The family-owned company is run by Buster Brown and Natalie Bixby, but Brown credits his mother Nancy with the concept. When she discovered kombucha's benefits and shared them with her health-conscious son, their joint belief in the product turned into a business.
“I got into drinking it because at night I wouldn’t want to eat something that’s not good for me or fattening, so I'll have a bottle of kombucha,” Nancy says. “Often when we crave something, we’re grabbing the wrong foods.”
Counter Culture products are made with completely local and seasonal ingredients and are sold in various health-food stores and farmers' markets across South Florida.
Just a few steps from Counter Culture was another family-owned vendor, where Kat Villarreal handed out samples of her mother’s treasured recipes. As many confection companies do, Baked by Rosie
began almost by accident, out of pure demand for the product. Villarreal says that baking is considered a family tradition, so the transition from hobby to business was a natural one.
“Our family has a lot of good recipes, so [my mom] figured, why not sell it?”
Though the selection of sweets may sound fairly traditional, they all transcend the classic versions. The cheesecake is more complex and decadent than light and creamy, and every pastry is packed with a depth of flavor you won't find in most baked goods. Baked by Rosie also sells some signature creations, such as the em"pie"nada, a playful take on the Spanish staple.
The Villarreals began baking for online orders about a year ago in their location near Florida International University. Kat says Baked by Rosie's presence at the market should help raise the necessary awareness and funds to open a storefront in that area.

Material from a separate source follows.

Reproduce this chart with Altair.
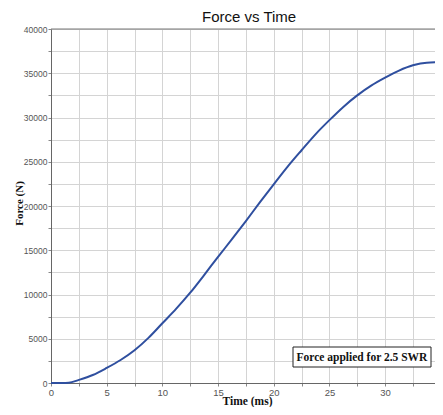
import altair as alt
import pandas as pd

time_ms = [0, 1, 1.6, 2.5, 3.75, 5, 6.25, 7.5, 8.75, 10, 11.25, 12.5, 13.75, 15,
           16.25, 17.5, 18.75, 20, 21.25, 22.5, 23.75, 25, 26.25, 27.5, 28.75,
           30, 31.25, 32.5, 33.75, 35]
force_n = [0, 0, 30, 350, 900, 1700, 2600, 3700, 5100, 6750, 8400, 10200, 12200, 14250,
           16250, 18300, 20400, 22450, 24450, 26300, 28100, 29700, 31200, 32500, 33600,
           34500, 35300, 35900, 36200, 36250]
x_ticks = [i * 2.5 for i in range(15)]
y_ticks = [i * 2500 for i in range(17)]
annotation = ["Force applied for 2.5 SWR"]

df = pd.DataFrame({"t": time_ms, "f": force_n})

x_axis = alt.Axis(values=x_ticks, labelExpr="datum.value % 5 == 0 ? datum.label : ''",
                  title="Time (ms)", titleFont="Liberation Serif", titleFontSize=11.5,
                  titleFontWeight="bold", titleColor="#111", titleBaseline="alphabetic",
                  titleY=21, titleX=196, labelFont="Liberation Sans", labelFontSize=9.5,
                  labelColor="#555", labelPadding=1, tickSize=3, tickColor="#888",
                  domainColor="#666", gridColor="#d4d4d4", labelFlush=False)
y_axis = alt.Axis(values=y_ticks, labelExpr="datum.value % 5000 == 0 ? datum.value : ''",
                  title="Force (N)", titleFont="Liberation Serif", titleFontSize=11,
                  titleFontWeight="bold", titleColor="#111", titleX=-38, titleY=174,
                  titleBaseline="top", titleAngle=-90,
                  labelFont="Liberation Sans", labelFontSize=8.5, labelColor="#555",
                  labelPadding=1, tickSize=3, tickColor="#888", domainColor="#666",
                  gridColor="#d4d4d4")

line = alt.Chart(df).mark_line(color="#2f4f9f", strokeWidth=2, interpolate="monotone").encode(
    x=alt.X("t:Q", scale=alt.Scale(domain=[0, 35.2], nice=False, range=[0, 392]), axis=x_axis),
    y=alt.Y("f:Q", scale=alt.Scale(domain=[0, 40000], nice=False), axis=y_axis),
)

ann = pd.DataFrame({"label": annotation})
top_border = alt.Chart(ann).mark_rule(color="#777", strokeWidth=1).encode(
    x=alt.value(0), x2=alt.value(392), y=alt.value(0)
)
box = alt.Chart(ann).mark_rect(fill="white", stroke="#222", strokeWidth=1).encode(
    x=alt.value(242), x2=alt.value(380), y=alt.value(318), y2=alt.value(338)
)
txt = alt.Chart(ann).mark_text(font="Liberation Serif", fontSize=11.5, fontWeight="bold",
                               color="#111", baseline="middle").encode(
    x=alt.value(311), y=alt.value(328.5), text="label:N"
)

chart = alt.layer(line, top_border, box, txt).properties(
    width=384, height=354,
    title=alt.TitleParams("Force vs Time", font="Liberation Sans", fontSize=15,
                          fontWeight="normal", color="#111", offset=4, anchor="start",
                          dx=189, dy=4),
    autosize=alt.AutoSizeParams(type="none"),
    padding={"left": 43, "top": 21, "right": 0, "bottom": 24},
).configure_view(stroke=None).configure(background="white")

chart.save("out.html", embed_options={"renderer": "svg", "actions": False})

Dominating the market’s savory scene was Holy Pickles
, where samples of briny bites vanished from trays in seconds.
Founders Daniel and Coco started the business only five months ago after learning that the American diet lacks the crucial category of fermented foods. It’s a health benefit that, according to Daniel, goes largely untapped in this country. "Throughout the day, you’re going to be feeling a lot better,” he says. “It’s like taking probiotics but eating it in a delicious way.”
On Saturday, Holy Pickles showcased a selection of vegetables, from Brussels sprouts to beets, pickled by either raw fermentation or apple cider vinegar. The duo completely sold out in just two hours and hopes that success will continue when their website launches in the next few months. While the online store is still in the works, those seeking a Holy Pickles fix can contact the company through its Facebook page
to request an order — because, honestly, besides hipster foodies, who has the patience for fermentation?
Events like the Wynwood Farmers' Market give startup owners the opportunity to come face-to-face with potential customers in order to introduce their concepts and the fascinating stories behind them. Plus, bringing these businesses together in one place lets locals easily sample a variety of products and support the community in a delicious way.
The market is open from noon to 5 p.m. and will return at the same time and location February 20.